The press conference was held in Fordia’s head office, a perfect example of the type of business targeted by the plan. This announcement comes at a time where the Canadian dollar is slowing down, but the damages it inflicted over the past year forced the government to act immediately. Quebec’s exportations diminished by 4% since the beginning of the year and more specifically decreased by 7.1% towards the United States.

“The economy is changing rapidly and it can be seen by the rise of the Canadian dollar and the price of oil. The international competition is also more intense,” said Mr. Charest. “All that combined has a brutal effect on our economy.” The premier also reminded that the manufacturing sector makes up 19% of the province’s economic activity and that one out of six jobs is related to the field.
The measures
The action plan has two main objectives: to counter the negative effects of the dollar’s rapid appreciation by investing money that will help revive the exports and to act in a structural manner to ensure a better control of the future. Sustainable development is also a major element of the action plan.
In 2008, companies that pay income tax in monthly or quarterly instalments will be able to defer payment until the end of the year. The government estimates that this measure will allow manufacturers to access $500 million in additional cash flow at minimal cost to the public treasury. The capital tax credit, available to companies that invest in new equipment, has been boosted from 10% to 15% and now accounts for $30 million.
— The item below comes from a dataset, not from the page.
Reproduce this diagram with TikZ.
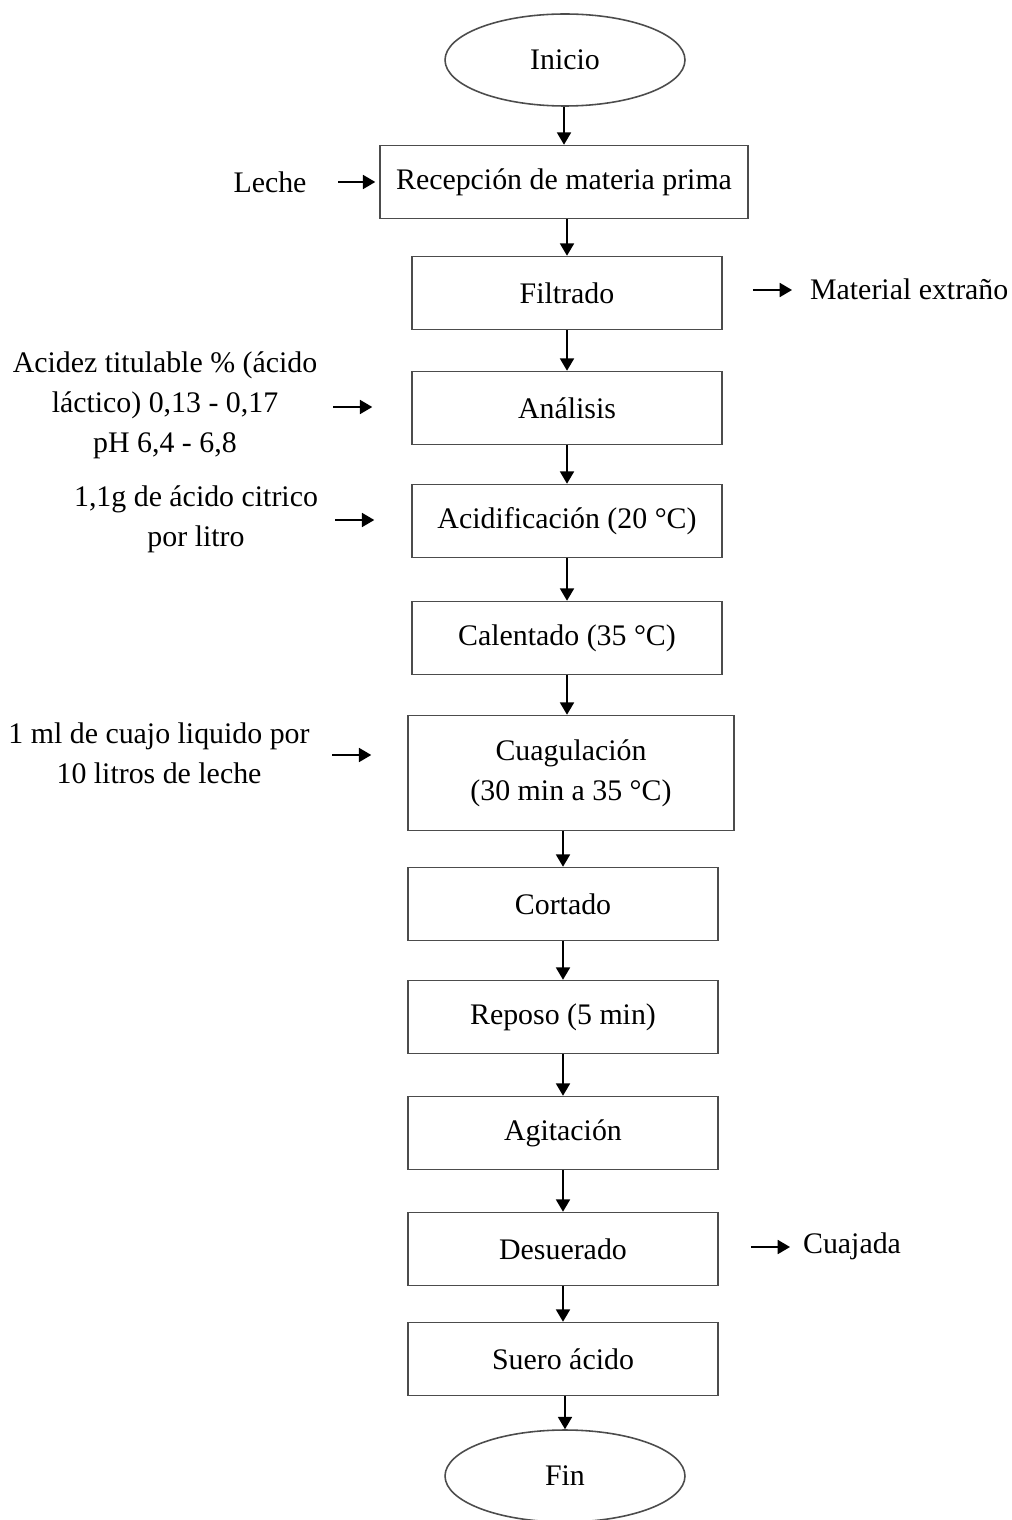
\documentclass[tikz,border=0pt]{standalone}
\usepackage{fontspec}
\setmainfont{Liberation Serif}
\usetikzlibrary{shapes.geometric,arrows.meta}
\begin{document}
\begin{tikzpicture}[x=0.02cm,y=-0.02cm,
	every node/.style={font=\fontsize{17}{22.7}\selectfont,inner sep=1},
	box/.style={rectangle,draw=black!70,line width=0.9pt,
	minimum width=6.2cm,minimum height=1.46cm,align=center},
	term/.style={ellipse,draw=black!70,line width=0.9pt,
	minimum width=4.8cm,minimum height=1.84cm},
	note/.style={align=center},
	flow/.style={-{Triangle[length=7pt,width=8pt]},line width=0.9pt}]
\useasboundingbox (0,0) rectangle (1011,1520);
% main line
\node[term] (inicio) at (565,60) {Inicio};
\node[box,minimum width=7.36cm] (recepcion) at (564,182) {Recepción de materia prima};
\node[box] (filtrado) at (567,293) {Filtrado};
\node[box] (analisis) at (567,408) {Análisis};
\node[box] (acidif) at (567,521) {Acidificación (20 °C)};
\node[box] (calentado) at (567,638) {Calentado (35 °C)};
\node[box,minimum width=6.52cm,minimum height=2.3cm] (cuagul) at (571,773) {Cuagulación\\(30 min a 35 °C)};
\node[box] (cortado) at (563,904) {Cortado};
\node[box] (reposo) at (563,1017) {Reposo (5 min)};
\node[box] (agitacion) at (563,1133) {Agitación};
\node[box] (desuerado) at (563,1249) {Desuerado};
\node[box] (suero) at (563,1359) {Suero ácido};
\node[term] (fin) at (565,1476) {Fin};
\foreach \a/\b in {inicio/recepcion,recepcion/filtrado,filtrado/analisis,
	analisis/acidif,acidif/calentado,cuagul/cortado,
	cortado/reposo,reposo/agitacion,agitacion/desuerado,desuerado/suero,suero/fin}
	\draw[flow] (\a.south -| \b.north) -- (\b.north);
\draw[flow] (calentado.south) -- (calentado.south |- cuagul.north);
% inputs
\node[note] (leche) at (270,182) {Leche};
\node[note] (acidez) at (165,405) {Acidez titulable \% (ácido\\láctico) 0,13 - 0,17\\pH 6,4 - 6,8};
\node[note] (citrico) at (196,519) {1,1g de ácido citrico\\por litro};
\node[note] (cuajo) at (159,753) {1 ml de cuajo liquido por\\10 litros de leche};
\coordinate (in1) at (338,182);
\coordinate (in2) at (333,407);
\coordinate (in3) at (335,520);
\coordinate (in4) at (332,755);
\draw[flow,shorten >=0.08cm] (in1) -- (in1 -| recepcion.west);
\draw[flow,shorten >=0.78cm] (in2) -- (in2 -| analisis.west);
\draw[flow,shorten >=0.74cm] (in3) -- (in3 -| acidif.west);
\draw[flow,shorten >=0.72cm] (in4) -- (in4 -| cuagul.west);
% outputs
\node[note,anchor=west] (extrano) at (808,289) {Material extraño};
\node[note,anchor=west] (cuajada) at (801,1246) {Cuajada};
\coordinate (out1) at (792,290);
\coordinate (out2) at (790,1247);
\draw[flow,shorten <=0.6cm] (out1 -| filtrado.east) -- (out1);
\draw[flow,shorten <=0.64cm] (out2 -| desuerado.east) -- (out2);
\end{tikzpicture}
\end{document}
The government also increased the capacity of intervention of the taxed funds by $28 million and instituted a 30% refundable corporate income-tax credit for worker training.

Furthermore, a network of expert advisers will be established at a cost of $51 million and a manufacturer’s council, co-presided by Economic Development Minister Raymond Bachand and former Rolls Royce Canada president Pierre Racine, will be formed.
Local impacts
It’s still soon to determine the impact the plan will have on the Laurentian manufacturing sector, but as Mayor Alan DeSousa, mentioned, it’s a very interesting news.
“Our industries are highly concerned by this subject, especially in a time where some economic sectors are hurt. We need to be more competitive on the international level to allow our industries to perform in the exportation market.”